While previous work in this database has shown differences between classes of antibiotics and the development of MRSA diagnosed in the community [13
], we did not see any strong link between antibiotic class and prognosis. Therefore, we considered antibiotics only as a single drug class for this analysis as the principal reason for including antibiotics as a covariate was to control for possible differences in susceptibility to infections between patients with and without MRSA.
The broad use of sensitivity analysis [26
] is a key strength of our study. The results of these analyses indicate that the increase in mortality after a diagnosis of MRSA is robust to changes in assumptions. The use of the READ code 4JP..00 for MRSA infection has been discussed previously [13
] and patients with this code were more similar in characteristics to post-operative MRSA wound infections than to carriers. The very high mortality rate seen in patients with MRSA in the present study, independent of baseline health status, is also highly suggestive of infections rather than carrier status. However, carrier status may be associated with lower mortality and hospitalization rate in comparison to clinically relevant infections. Thus, including this code may have led to an underestimation of the impact of a diagnosis of MRSA in the community on hospitalization and mortality.
The largest remaining source of possible bias in this study is the possibility of unmeasured confounding or, more likely, residual confounding.
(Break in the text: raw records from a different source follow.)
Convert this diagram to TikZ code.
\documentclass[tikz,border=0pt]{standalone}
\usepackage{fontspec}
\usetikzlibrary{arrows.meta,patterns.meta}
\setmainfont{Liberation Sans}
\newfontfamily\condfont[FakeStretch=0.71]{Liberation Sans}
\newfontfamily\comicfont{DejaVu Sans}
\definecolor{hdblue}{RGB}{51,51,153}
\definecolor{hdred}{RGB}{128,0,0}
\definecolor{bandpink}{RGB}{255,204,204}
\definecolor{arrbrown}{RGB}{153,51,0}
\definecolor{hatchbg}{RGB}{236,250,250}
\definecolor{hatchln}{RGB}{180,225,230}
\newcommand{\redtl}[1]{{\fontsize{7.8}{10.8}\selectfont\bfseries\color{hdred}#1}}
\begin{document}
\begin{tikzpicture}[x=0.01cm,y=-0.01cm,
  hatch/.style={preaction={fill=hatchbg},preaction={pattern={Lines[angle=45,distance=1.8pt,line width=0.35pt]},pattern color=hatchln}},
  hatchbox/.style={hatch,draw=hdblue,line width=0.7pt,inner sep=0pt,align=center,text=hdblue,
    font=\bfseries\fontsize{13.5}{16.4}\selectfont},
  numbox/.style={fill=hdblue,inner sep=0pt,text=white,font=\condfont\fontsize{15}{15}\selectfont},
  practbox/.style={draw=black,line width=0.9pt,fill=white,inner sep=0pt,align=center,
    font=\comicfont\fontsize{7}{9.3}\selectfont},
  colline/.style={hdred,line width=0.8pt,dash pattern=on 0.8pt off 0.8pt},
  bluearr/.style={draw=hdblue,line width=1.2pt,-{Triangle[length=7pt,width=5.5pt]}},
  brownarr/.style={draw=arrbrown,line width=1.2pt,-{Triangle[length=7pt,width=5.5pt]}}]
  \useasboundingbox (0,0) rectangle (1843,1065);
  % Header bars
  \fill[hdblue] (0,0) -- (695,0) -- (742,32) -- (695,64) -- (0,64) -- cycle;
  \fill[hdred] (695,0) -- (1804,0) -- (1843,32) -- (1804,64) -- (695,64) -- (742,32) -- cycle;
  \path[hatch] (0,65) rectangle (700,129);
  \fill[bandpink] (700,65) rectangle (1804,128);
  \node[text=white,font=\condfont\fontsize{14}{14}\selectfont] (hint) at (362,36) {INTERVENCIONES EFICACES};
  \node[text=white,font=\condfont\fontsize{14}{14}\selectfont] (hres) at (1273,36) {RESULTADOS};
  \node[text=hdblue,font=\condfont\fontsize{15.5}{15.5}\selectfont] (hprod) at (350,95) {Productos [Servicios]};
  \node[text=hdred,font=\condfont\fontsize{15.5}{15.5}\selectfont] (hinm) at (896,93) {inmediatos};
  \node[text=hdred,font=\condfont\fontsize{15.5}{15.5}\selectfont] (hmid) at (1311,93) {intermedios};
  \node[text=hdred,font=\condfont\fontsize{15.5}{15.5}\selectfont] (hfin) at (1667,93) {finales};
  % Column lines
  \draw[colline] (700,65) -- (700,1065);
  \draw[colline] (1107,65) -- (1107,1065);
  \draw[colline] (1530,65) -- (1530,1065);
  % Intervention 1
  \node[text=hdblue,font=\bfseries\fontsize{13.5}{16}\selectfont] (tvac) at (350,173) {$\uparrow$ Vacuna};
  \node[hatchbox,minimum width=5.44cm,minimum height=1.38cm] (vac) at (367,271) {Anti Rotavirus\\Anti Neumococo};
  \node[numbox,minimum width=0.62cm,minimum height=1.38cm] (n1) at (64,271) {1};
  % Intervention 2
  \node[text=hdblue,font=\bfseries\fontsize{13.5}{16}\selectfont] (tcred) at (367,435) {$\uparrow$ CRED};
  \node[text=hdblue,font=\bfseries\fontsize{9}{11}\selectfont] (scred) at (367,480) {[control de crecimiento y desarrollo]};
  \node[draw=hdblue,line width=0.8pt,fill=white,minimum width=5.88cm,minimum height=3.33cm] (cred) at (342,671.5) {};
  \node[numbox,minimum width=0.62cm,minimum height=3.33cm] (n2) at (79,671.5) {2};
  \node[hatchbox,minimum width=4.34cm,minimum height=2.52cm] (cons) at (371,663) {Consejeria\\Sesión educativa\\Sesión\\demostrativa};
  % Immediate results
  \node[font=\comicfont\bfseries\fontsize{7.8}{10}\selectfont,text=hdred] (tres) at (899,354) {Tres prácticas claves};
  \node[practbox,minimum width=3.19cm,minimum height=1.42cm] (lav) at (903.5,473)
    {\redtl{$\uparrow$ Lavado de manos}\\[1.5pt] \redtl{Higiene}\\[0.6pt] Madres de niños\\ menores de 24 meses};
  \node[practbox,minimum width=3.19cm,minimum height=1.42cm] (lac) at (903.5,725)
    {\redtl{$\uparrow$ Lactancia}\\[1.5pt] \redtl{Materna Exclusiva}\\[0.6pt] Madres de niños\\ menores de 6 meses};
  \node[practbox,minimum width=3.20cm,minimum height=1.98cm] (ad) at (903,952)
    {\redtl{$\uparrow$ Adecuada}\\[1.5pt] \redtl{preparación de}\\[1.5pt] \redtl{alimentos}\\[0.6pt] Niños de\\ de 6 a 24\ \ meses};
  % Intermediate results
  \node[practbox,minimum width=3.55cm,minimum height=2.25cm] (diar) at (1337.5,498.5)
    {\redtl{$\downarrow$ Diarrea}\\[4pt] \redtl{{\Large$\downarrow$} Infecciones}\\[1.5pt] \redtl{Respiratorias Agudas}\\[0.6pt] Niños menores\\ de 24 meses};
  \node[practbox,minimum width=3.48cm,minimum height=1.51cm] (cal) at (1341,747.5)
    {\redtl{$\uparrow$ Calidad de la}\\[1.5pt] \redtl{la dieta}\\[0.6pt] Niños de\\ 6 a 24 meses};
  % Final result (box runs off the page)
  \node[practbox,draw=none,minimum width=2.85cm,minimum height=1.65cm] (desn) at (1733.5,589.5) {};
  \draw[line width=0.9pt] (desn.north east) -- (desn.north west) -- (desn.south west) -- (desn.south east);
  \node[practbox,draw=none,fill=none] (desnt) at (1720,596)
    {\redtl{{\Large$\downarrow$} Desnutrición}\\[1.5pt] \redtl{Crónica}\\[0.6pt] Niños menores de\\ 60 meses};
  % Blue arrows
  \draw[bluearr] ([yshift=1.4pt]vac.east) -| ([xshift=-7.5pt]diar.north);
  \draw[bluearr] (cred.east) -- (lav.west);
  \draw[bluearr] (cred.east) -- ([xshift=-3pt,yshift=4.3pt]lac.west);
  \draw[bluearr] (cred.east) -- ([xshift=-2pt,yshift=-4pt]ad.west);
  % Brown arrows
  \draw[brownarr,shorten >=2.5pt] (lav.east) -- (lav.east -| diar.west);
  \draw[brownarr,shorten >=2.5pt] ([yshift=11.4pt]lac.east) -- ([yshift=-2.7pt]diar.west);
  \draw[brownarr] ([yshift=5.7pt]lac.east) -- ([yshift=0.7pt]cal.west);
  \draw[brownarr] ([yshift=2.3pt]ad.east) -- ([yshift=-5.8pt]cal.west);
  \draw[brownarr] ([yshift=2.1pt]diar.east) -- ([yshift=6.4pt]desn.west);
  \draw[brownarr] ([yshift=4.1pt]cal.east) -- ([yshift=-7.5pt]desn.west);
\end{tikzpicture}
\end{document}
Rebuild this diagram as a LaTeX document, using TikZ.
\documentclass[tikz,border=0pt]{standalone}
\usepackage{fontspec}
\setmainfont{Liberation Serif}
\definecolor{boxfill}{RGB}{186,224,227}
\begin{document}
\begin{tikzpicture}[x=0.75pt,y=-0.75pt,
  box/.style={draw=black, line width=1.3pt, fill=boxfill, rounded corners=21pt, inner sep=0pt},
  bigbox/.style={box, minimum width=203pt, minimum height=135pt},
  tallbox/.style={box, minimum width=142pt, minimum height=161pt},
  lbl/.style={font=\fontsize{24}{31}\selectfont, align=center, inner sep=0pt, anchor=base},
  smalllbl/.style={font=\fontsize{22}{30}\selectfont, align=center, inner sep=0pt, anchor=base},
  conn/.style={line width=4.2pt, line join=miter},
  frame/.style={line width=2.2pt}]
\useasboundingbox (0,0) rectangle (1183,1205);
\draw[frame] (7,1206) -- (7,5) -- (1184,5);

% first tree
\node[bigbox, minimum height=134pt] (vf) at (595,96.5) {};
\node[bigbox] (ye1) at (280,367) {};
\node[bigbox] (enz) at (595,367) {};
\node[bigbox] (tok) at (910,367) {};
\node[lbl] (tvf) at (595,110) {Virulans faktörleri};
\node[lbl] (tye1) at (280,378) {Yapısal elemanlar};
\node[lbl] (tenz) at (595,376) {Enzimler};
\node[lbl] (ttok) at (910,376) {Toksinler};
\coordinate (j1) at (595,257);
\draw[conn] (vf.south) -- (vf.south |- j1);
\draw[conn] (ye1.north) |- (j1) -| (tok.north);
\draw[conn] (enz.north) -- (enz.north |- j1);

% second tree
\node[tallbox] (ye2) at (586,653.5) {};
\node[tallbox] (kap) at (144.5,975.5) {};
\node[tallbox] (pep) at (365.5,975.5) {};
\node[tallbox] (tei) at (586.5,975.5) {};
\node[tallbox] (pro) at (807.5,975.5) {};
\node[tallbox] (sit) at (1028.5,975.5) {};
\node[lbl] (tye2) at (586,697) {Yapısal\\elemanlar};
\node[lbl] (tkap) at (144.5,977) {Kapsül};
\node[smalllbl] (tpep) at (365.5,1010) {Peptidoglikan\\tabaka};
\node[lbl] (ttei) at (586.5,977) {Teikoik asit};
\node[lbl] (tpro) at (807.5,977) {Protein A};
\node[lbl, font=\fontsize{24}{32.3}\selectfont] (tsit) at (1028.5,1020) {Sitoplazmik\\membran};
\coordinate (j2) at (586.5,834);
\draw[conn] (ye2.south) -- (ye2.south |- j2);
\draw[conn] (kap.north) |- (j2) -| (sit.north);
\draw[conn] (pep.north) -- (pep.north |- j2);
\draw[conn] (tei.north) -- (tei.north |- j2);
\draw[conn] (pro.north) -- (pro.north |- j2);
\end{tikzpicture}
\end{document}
While non-parametric approaches could be used to reduce residual confounding in this study, they are unlikely to explain effects of the size that we observe [28
]. It is not likely that such large effects could be explained by anything other than many extremely strong confounders [29
] based on estimates of the effect of confounding. We also avoided introducing bias from either the misallocation of person time [30
] or from adjusting for variables potentially in the causal pathway between MRSA infection and mortality [31
] by defining confounders using only the baseline characteristics of the subjects. Adjusting for factors (such as secondary infections) that arise after the diagnosis of MRSA infection could lead to overadjustment [32
] and could bias the estimates towards the null.